OIL Search Ltd (OSL) has recorded a US$162 million (K550 mil) net profit after tax in the first half of this year, a 105 per cent increase from the same time last year, says managing director Peter Botten.
Botten announced yesterday that the strong results were due to the company not having disruptions compared to last year resulting in good productions from the PNG LNG (liquefied natural gas) project.
“Our net profit after tax is US$162 million which is up by approximately 100 per cent compared to the first half of last year with a dividend per share of five US cents,” he said.
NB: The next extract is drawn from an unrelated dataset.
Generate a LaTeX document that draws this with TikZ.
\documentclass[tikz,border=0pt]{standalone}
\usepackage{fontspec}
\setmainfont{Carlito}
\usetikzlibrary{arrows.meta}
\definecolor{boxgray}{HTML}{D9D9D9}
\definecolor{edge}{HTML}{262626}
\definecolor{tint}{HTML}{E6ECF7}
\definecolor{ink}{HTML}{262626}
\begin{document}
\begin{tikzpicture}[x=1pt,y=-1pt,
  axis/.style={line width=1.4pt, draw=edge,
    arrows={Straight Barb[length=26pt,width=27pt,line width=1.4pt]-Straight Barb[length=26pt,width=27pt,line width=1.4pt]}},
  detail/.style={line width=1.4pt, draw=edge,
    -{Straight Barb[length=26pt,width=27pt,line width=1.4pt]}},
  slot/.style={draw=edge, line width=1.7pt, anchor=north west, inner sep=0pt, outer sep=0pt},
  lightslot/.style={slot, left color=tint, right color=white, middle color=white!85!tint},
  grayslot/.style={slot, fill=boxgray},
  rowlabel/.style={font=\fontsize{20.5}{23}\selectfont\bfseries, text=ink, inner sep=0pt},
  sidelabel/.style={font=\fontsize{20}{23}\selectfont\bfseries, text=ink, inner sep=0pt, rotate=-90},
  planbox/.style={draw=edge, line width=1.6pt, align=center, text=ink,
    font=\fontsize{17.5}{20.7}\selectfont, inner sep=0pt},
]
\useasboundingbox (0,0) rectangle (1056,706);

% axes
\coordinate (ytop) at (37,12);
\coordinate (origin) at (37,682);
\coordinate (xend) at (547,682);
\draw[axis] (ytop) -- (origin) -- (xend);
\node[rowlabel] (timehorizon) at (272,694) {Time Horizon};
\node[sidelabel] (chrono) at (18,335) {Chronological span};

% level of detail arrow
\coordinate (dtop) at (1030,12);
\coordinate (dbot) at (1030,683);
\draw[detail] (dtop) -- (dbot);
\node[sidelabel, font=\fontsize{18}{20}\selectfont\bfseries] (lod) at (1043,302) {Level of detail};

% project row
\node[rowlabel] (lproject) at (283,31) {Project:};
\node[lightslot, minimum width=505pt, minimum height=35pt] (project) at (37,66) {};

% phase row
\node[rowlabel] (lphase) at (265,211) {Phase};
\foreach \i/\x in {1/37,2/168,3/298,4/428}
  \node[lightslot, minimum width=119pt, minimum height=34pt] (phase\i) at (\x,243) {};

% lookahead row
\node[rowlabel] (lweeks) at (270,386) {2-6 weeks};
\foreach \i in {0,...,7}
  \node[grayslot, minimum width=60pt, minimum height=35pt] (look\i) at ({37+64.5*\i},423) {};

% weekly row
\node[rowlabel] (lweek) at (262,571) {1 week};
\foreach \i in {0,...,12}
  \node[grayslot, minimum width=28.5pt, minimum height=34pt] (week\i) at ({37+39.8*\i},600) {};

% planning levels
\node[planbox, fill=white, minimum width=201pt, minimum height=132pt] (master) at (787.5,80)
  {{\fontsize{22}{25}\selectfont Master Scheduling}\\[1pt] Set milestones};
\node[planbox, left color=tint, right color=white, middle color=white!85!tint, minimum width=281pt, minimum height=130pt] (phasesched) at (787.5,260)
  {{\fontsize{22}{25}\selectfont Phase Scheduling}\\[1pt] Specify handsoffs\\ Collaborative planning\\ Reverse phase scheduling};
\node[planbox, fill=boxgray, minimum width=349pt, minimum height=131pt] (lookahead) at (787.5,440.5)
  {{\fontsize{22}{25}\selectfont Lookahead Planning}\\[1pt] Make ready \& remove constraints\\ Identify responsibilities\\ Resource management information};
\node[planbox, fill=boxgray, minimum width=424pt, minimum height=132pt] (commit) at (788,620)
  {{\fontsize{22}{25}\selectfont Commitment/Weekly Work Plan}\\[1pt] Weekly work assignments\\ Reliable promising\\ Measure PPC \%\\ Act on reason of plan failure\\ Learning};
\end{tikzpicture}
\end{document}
“You can term the first half results as solid with a total production of 14.1 million barrels of oil equivalent which was 38 per cent higher than the first half of 2018 which was 10.24 million barrels.
“We recognise that the first half of last year was impacted by the tragic earthquake that took place in the Highlands in Feb 2018,” he said,
“We obviously had a relatively disruption free first half and that resulted in a solid production base of 38 per cent higher than last year.
“PNG LNG produced an annualised rate of 8.6 million tonnes per annum that was impacted a little by planned down time in the first half.
“We expect a strong second half for rented reasons with no planned down time during that period of time.
“Our total liquidity remains sufficient at US$1.43 billion (K4.85b) to support our growth opportunities in PNG and in Alaska.”
Botten said the total revenue from the first six months which ended on June 30 was US$777 million (K2.638bil) which was a 39 per cent change from last year which was US$556 million (K1.887bil).
The oil company also recorded a total operating cash flow cost of US$419 million compared to last year which was US$244 million (K760.6mil).